SPAULDING: Not that in itself. I think FEA and our experience of where we’ve been and what we know. You combine that with the guys that are in our groups that design these things with the FEA, that’s where we got lighter. The lighter weight was phenomenal. It’s 10 pounds lighter with the throttle body on it and the spark plugs and whatnot. We looked at every part pretty much, and designed it, and then we applied stresses and loads to that part based on either what we can measure and/or what we knew from experience. And then because we did have a real qualified FEA design engineer, we just started modeling these things. We applied loads to those components and, again, we either knew what the forces and loads were and then we could change the design and try to find the weak points, and change it again to improve those points, always watching the weight. We did that on as many features as we could.
SG: I assume that like designing many things on a snowmobile chassis nowadays: A computer will give you great information and direct you in certain ways, but you still have to build one and test it in the field, right?

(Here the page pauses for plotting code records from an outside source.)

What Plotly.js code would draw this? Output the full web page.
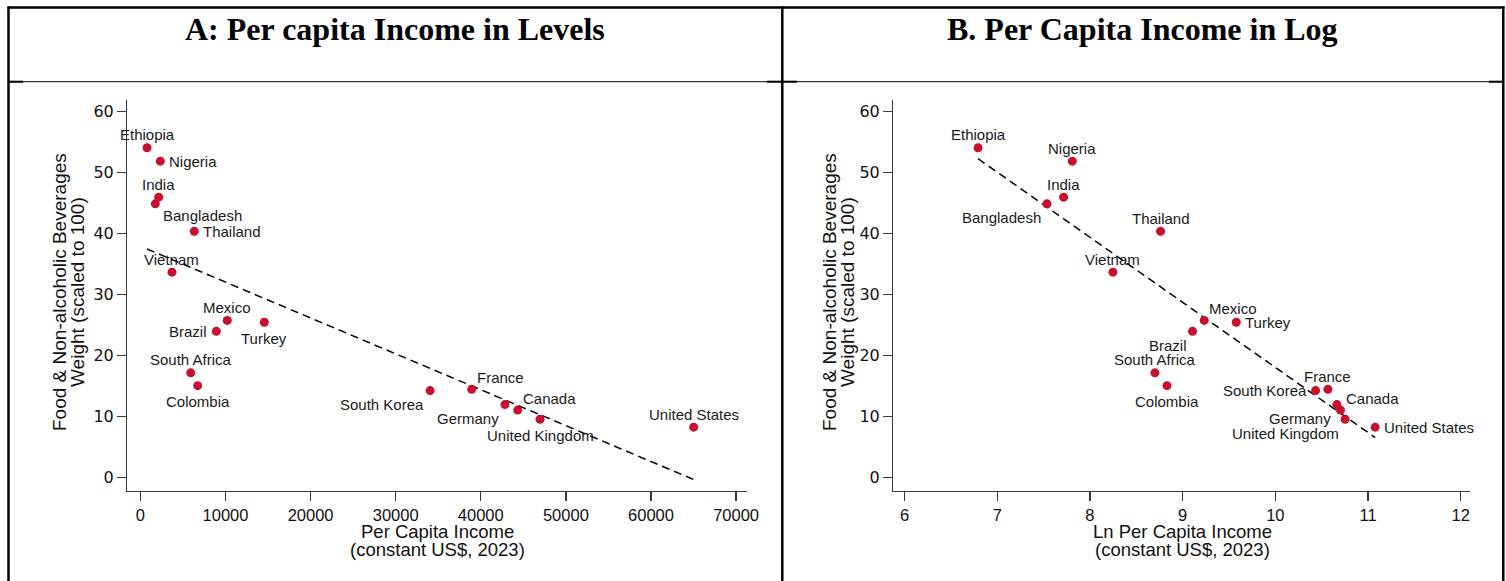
<!DOCTYPE html>
<html>
<head>
<meta charset="utf-8">
<script src="https://cdn.plot.ly/plotly-3.0.1.min.js"></script>
<style>html,body{margin:0;padding:0;background:#fff;}#chart{width:1506px;height:581px;}</style>
</head>
<body>
<div id="chart"></div>
<script>
// ---- data ----
const countries = ["Ethiopia","Nigeria","India","Bangladesh","Thailand","Vietnam","Mexico","Brazil","Turkey","South Africa","Colombia","South Korea","France","Germany","Canada","United Kingdom","United States"];
const incomeLevels = [780, 2340, 2150, 1750, 6330, 3710, 10210, 8920, 14560, 5910, 6730, 34050, 38930, 42840, 44340, 46960, 65020];
const lnIncome = [6.793, 7.810, 7.716, 7.537, 8.762, 8.248, 9.233, 9.107, 9.578, 8.701, 8.831, 10.434, 10.567, 10.664, 10.703, 10.753, 11.077];
const foodWeight = [54.1, 51.9, 46.0, 44.9, 40.4, 33.7, 25.8, 24.0, 25.5, 17.2, 15.1, 14.3, 14.5, 12.0, 11.1, 9.6, 8.3];
const fitA_x = [776, 64970];
const fitA_y = [37.5, -0.25];
const fitB_x = [6.793, 11.077];
const fitB_y = [52.3, 6.6];
const yTicks = [0, 10, 20, 30, 40, 50, 60];
const xTicksA = [0, 10000, 20000, 30000, 40000, 50000, 60000, 70000];
const xTicksB = [6, 7, 8, 9, 10, 11, 12];

// ---- label placement (clock positions, style only) ----
const labelPosA = [12, 3, 12, 4, 3, 12, 12, 9, 6, 12, 6, 7, 1, 7, 1, 6, 12];
const labelPosB = [12, 12, 12, 7, 12, 12, 1, 7, 3, 12, 6, 9, 12, 7, 1, 7, 3];

const W = 1506, H = 581;
const px = x => x / W;
const py = y => 1 - y / H;

const clock = {
  12: {xa: 'center', xs: 0, ys: 13},
  3: {xa: 'left', xs: 8, ys: 0},
  9: {xa: 'right', xs: -8, ys: 0},
  6: {xa: 'center', xs: 0, ys: -16},
  1: {xa: 'left', xs: 4, ys: 12},
  7: {xa: 'right', xs: -5, ys: -14},
  4: {xa: 'left', xs: 7, ys: -12}
};

const markerColor = '#c8102e';
const labFont = {family: 'Liberation Sans, Arial, sans-serif', size: 15, color: '#1a1a1a'};

const traces = [
  {x: fitA_x, y: fitA_y, xaxis: 'x', yaxis: 'y', mode: 'lines', line: {color: '#000', width: 1.5, dash: '8px,5px'}, hoverinfo: 'skip'},
  {x: incomeLevels, y: foodWeight, xaxis: 'x', yaxis: 'y', mode: 'markers', marker: {color: markerColor, size: 9}, text: countries},
  {x: fitB_x, y: fitB_y, xaxis: 'x2', yaxis: 'y2', mode: 'lines', line: {color: '#000', width: 1.5, dash: '8px,5px'}, hoverinfo: 'skip'},
  {x: lnIncome, y: foodWeight, xaxis: 'x2', yaxis: 'y2', mode: 'markers', marker: {color: markerColor, size: 9}, text: countries}
];

const annotations = [];
function addLabels(xs, pos, xr, yr) {
  countries.forEach((c, i) => {
    const p = clock[pos[i]];
    annotations.push({
      x: xs[i], y: foodWeight[i], xref: xr, yref: yr, text: c, showarrow: false,
      xanchor: p.xa, yanchor: 'middle', xshift: p.xs, yshift: p.ys, font: labFont, borderpad: 0
    });
  });
}
addLabels(incomeLevels, labelPosA, 'x', 'y');
addLabels(lnIncome, labelPosB, 'x2', 'y2');

// titles
const titleFont = {family: 'Liberation Serif, Times New Roman, serif', size: 32, color: '#000', weight: 'bold'};
annotations.push({xref: 'paper', yref: 'paper', x: px(395), y: py(29), text: '<b>A: Per capita Income in Levels</b>', showarrow: false, xanchor: 'center', yanchor: 'middle', font: titleFont});
annotations.push({xref: 'paper', yref: 'paper', x: px(1142), y: py(29), text: '<b>B. Per Capita Income in Log</b>', showarrow: false, xanchor: 'center', yanchor: 'middle', font: titleFont});

// y-axis titles (two rotated lines each)
const yTitleFont = {family: 'Liberation Sans, Arial, sans-serif', size: 19, color: '#111'};
[[59, 77], [829, 847]].forEach(([x1, x2]) => {
  annotations.push({xref: 'paper', yref: 'paper', x: px(x1), y: py(292), text: 'Food & Non-alcoholic Beverages', textangle: -90, showarrow: false, xanchor: 'center', yanchor: 'middle', font: yTitleFont});
  annotations.push({xref: 'paper', yref: 'paper', x: px(x2), y: py(292), text: 'Weight (scaled to 100)', textangle: -90, showarrow: false, xanchor: 'center', yanchor: 'middle', font: yTitleFont});
});

// x-axis titles
const xTitleFont = {family: 'Liberation Sans, Arial, sans-serif', size: 18.5, color: '#111'};
[[437, 'Per Capita Income'], [1182, 'Ln Per Capita Income']].forEach(([cx, t]) => {
  annotations.push({xref: 'paper', yref: 'paper', x: px(cx), y: py(531), text: t, showarrow: false, xanchor: 'center', yanchor: 'middle', font: xTitleFont});
  annotations.push({xref: 'paper', yref: 'paper', x: px(cx), y: py(549), text: '(constant US$, 2023)', showarrow: false, xanchor: 'center', yanchor: 'middle', font: xTitleFont});
});

// panel frames
function hline(y, x0, x1, w) { return {type: 'line', xref: 'paper', yref: 'paper', x0: px(x0), x1: px(x1), y0: py(y), y1: py(y), line: {color: '#000', width: w}}; }
function vline(x, y0, y1, w) { return {type: 'line', xref: 'paper', yref: 'paper', x0: px(x), x1: px(x), y0: py(y0), y1: py(y1), line: {color: '#000', width: w}}; }
const shapes = [
  hline(7.5, 7.5, 1504.5, 2.5),
  vline(8.5, 6.5, 581, 2.5),
  vline(782.3, 6.5, 581, 2.5),
  vline(1503.3, 6.5, 581, 2.5),
  hline(81.7, 8, 1503, 1),
  hline(81.7, 9, 23, 2),
  hline(81.7, 767, 797, 2),
  hline(81.7, 1489, 1503, 2)
];

const axisCommon = {
  showline: true, linecolor: '#3a3a3a', linewidth: 1.3, ticks: 'outside', ticklen: 9, tickwidth: 1.3, tickcolor: '#3a3a3a',
  showgrid: false, zeroline: false, fixedrange: true
};
const xTickFont = {family: 'Liberation Sans, Arial, sans-serif', size: 16.5, color: '#111'};
const yTickFont = {family: 'DejaVu Sans, sans-serif', size: 16, color: '#111'};
const yDom = [py(490.5), py(100)];

const layout = {
  width: W, height: H, margin: {l: 0, r: 0, t: 0, b: 0}, paper_bgcolor: '#fff', plot_bgcolor: 'rgba(0,0,0,0)',
  showlegend: false, hovermode: 'closest',
  xaxis: Object.assign({}, axisCommon, {domain: [px(127.3), px(747.3)], range: [-1540, 71320], tickvals: xTicksA, ticktext: xTicksA.map(String), tickfont: xTickFont, anchor: 'y'}),
  yaxis: Object.assign({}, axisCommon, {domain: yDom, range: [-2.08, 61.92], tickvals: yTicks, ticktext: yTicks.map(String), tickfont: yTickFont, anchor: 'x'}),
  xaxis2: Object.assign({}, axisCommon, {domain: [px(893.3), px(1470)], range: [5.879, 12.10], tickvals: xTicksB, ticktext: xTicksB.map(String), tickfont: xTickFont, anchor: 'y2'}),
  yaxis2: Object.assign({}, axisCommon, {domain: yDom, range: [-2.08, 61.92], tickvals: yTicks, ticktext: yTicks.map(String), tickfont: yTickFont, anchor: 'x2'}),
  annotations: annotations,
  shapes: shapes
};

Plotly.newPlot('chart', traces, layout, {displayModeBar: false, staticPlot: true});
</script>
</body>
</html>
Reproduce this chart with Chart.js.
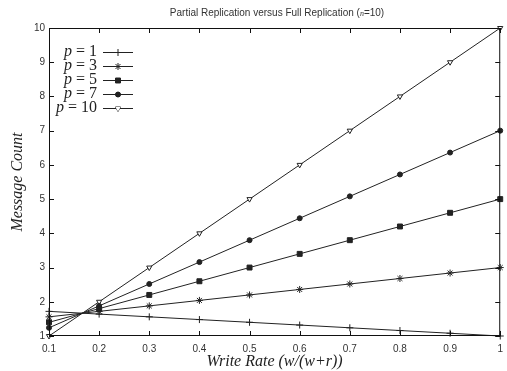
<!DOCTYPE html>
<html>
<head>
<meta charset="utf-8">
<script src="https://cdn.jsdelivr.net/npm/chart.js@4/dist/chart.umd.min.js"></script>
<style>
  body { margin: 0; background: #fff; overflow: hidden; }
  #wrap { width: 507px; height: 371px; overflow: hidden; }
</style>
</head>
<body>
<div id="wrap"><canvas id="chart" width="510" height="371"></canvas></div>
<script>
// write rate values (x) and message counts
const writeRates = [0.1, 0.2, 0.3, 0.4, 0.5, 0.6, 0.7, 0.8, 0.9, 1.0];
const xTickLabels = ['0.1', '0.2', '0.3', '0.4', '0.5', '0.6', '0.7', '0.8', '0.9', '1'];
const yTickValues = [1, 2, 3, 4, 5, 6, 7, 8, 9, 10];

const p1 = [1.72, 1.64, 1.56, 1.48, 1.40, 1.32, 1.24, 1.16, 1.08, 1.00];
const p3 = [1.56, 1.72, 1.88, 2.04, 2.20, 2.36, 2.52, 2.68, 2.84, 3.00];
const p5 = [1.40, 1.80, 2.20, 2.60, 3.00, 3.40, 3.80, 4.20, 4.60, 5.00];
const p7 = [1.24, 1.88, 2.52, 3.16, 3.80, 4.44, 5.08, 5.72, 6.36, 7.00];
const p10 = [1, 2, 3, 4, 5, 6, 7, 8, 9, 10];

const seriesLabels = ['1', '3', '5', '7', '10'];

const ink = '#222';
const styles = [
    { pointStyle: 'cross', radius: 3.5, rotation: 0, fill: ink },
    { pointStyle: 'star', radius: 3.5, rotation: 0, fill: ink },
    { pointStyle: 'rect', radius: 3.5, rotation: 0, fill: ink },
    { pointStyle: 'circle', radius: 2.5, rotation: 0, fill: ink },
    { pointStyle: 'triangle', radius: 3, rotation: 180, fill: '#fff' }
];

function toPoints(ys) {
    return ys.map((y, i) => ({ x: writeRates[i], y: y }));
}

const datasets = [p1, p3, p5, p7, p10].map((ys, i) => ({
    label: 'p = ' + seriesLabels[i],
    data: toPoints(ys),
    borderColor: ink,
    borderWidth: 1,
    backgroundColor: styles[i].fill,
    pointStyle: styles[i].pointStyle,
    pointRadius: styles[i].radius,
    pointRotation: styles[i].rotation,
    pointBorderColor: ink,
    pointBorderWidth: 1,
    tension: 0,
    clip: false
}));

// frame, inward ticks, title and legend in gnuplot style
const gnuplotDecor = {
    id: 'gnuplotDecor',
    afterDraw(chart) {
        const ctx = chart.ctx;
        const a = chart.chartArea;
        const xs = chart.scales.x, ys = chart.scales.y;
        ctx.save();
        ctx.strokeStyle = '#111';
        ctx.lineWidth = 1;
        ctx.strokeRect(a.left + 0.5, a.top + 0.5, a.right - a.left - 1, a.bottom - a.top - 1);
        const t = 5;
        ctx.beginPath();
        writeRates.forEach(v => {
            const px = Math.round(xs.getPixelForValue(v)) + 0.5;
            ctx.moveTo(px, a.bottom); ctx.lineTo(px, a.bottom - t);
            ctx.moveTo(px, a.top); ctx.lineTo(px, a.top + t);
        });
        yTickValues.forEach(v => {
            const py = Math.round(ys.getPixelForValue(v)) + 0.5;
            ctx.moveTo(a.left, py); ctx.lineTo(a.left + t, py);
            ctx.moveTo(a.right, py); ctx.lineTo(a.right - t, py);
        });
        ctx.stroke();

        // title with italic n
        ctx.fillStyle = '#333';
        ctx.textBaseline = 'middle';
        const t1 = 'Partial Replication versus Full Replication (';
        const t2 = 'n';
        const t3 = '=10)';
        const f1 = '10px "Liberation Sans", Arial, sans-serif';
        const f2 = 'italic 8px "Liberation Serif", serif';
        ctx.font = f1; const w1 = ctx.measureText(t1).width, w3 = ctx.measureText(t3).width;
        ctx.font = f2; const w2 = ctx.measureText(t2).width;
        let x0 = 277 - (w1 + w2 + w3) / 2;
        const ty = 13;
        ctx.textAlign = 'left';
        ctx.font = f1; ctx.fillText(t1, x0, ty); x0 += w1;
        ctx.font = f2; ctx.fillText(t2, x0, ty + 1); x0 += w2;
        ctx.font = f1; ctx.fillText(t3, x0, ty);

        // legend
        const rowY = [52, 66, 80, 94, 108];
        const textRight = 97;
        datasets.forEach((ds, i) => {
            const y = rowY[i];
            ctx.fillStyle = ink;
            ctx.textAlign = 'left';
            ctx.font = '16px "Liberation Serif", serif';
            const rest = ' = ' + seriesLabels[i];
            const wr = ctx.measureText(rest).width;
            ctx.font = 'italic 16px "Liberation Serif", serif';
            const wp = ctx.measureText('p').width;
            ctx.fillText('p', textRight - wr - wp, y);
            ctx.font = '16px "Liberation Serif", serif';
            ctx.fillText(rest, textRight - wr, y);
            ctx.strokeStyle = ink;
            ctx.beginPath();
            ctx.moveTo(103, y + 0.5); ctx.lineTo(133, y + 0.5);
            ctx.stroke();
            ctx.fillStyle = ds.backgroundColor;
            Chart.helpers.drawPoint(ctx, {
                pointStyle: ds.pointStyle, radius: ds.pointRadius,
                rotation: ds.pointRotation, borderWidth: 1
            }, 118, y + 0.5);
            ctx.fill();
        });
        ctx.restore();
    }
};

new Chart(document.getElementById('chart'), {
    type: 'line',
    data: { datasets: datasets },
    options: {
        responsive: false,
        animation: false,
        layout: { padding: { top: 28, right: 0, left: 0, bottom: 0 } },
        plugins: { legend: { display: false }, tooltip: { enabled: false } },
        scales: {
            x: {
                type: 'linear',
                min: 0.1, max: 1,
                afterBuildTicks: s => { s.ticks = writeRates.map(v => ({ value: v })); },
                afterFit: s => { s.height = 35; },
                grid: { display: false, drawTicks: false },
                border: { display: false },
                ticks: {
                    padding: 7,
                    color: '#333',
                    font: { family: '"Liberation Sans", Arial, sans-serif', size: 10 },
                    maxRotation: 0,
                    callback: (v, i) => xTickLabels[i]
                },
                title: {
                    display: true,
                    text: 'Write Rate (w/(w+r))',
                    color: '#222',
                    font: { family: '"Liberation Serif", serif', size: 16, style: 'italic' },
                    padding: { top: 0, bottom: 0 }
                }
            },
            y: {
                min: 1, max: 10,
                afterBuildTicks: s => { s.ticks = yTickValues.map(v => ({ value: v })); },
                afterFit: s => { s.width = 49; },
                grid: { display: false, drawTicks: false },
                border: { display: false },
                ticks: {
                    padding: 4,
                    color: '#333',
                    font: { family: '"Liberation Sans", Arial, sans-serif', size: 10 }
                },
                title: {
                    display: true,
                    text: 'Message Count',
                    color: '#222',
                    font: { family: '"Liberation Serif", serif', size: 16, style: 'italic' },
                    padding: { top: 8, bottom: 0 }
                }
            }
        }
    },
    plugins: [gnuplotDecor]
});
</script>
</body>
</html>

SPAULDING: Yeah, and that’s just ongoing learning. Because, what was helpful because of our relationship with all those years Suzuki, and the things we did here, on the design and development end, we had a lot of good understanding of what forces and loads are applied to some of the components. Certainly we have to do a lot of measuring and we continue to, and that always improves. All of that helps and is required in making FEA models and making them more and more accurate.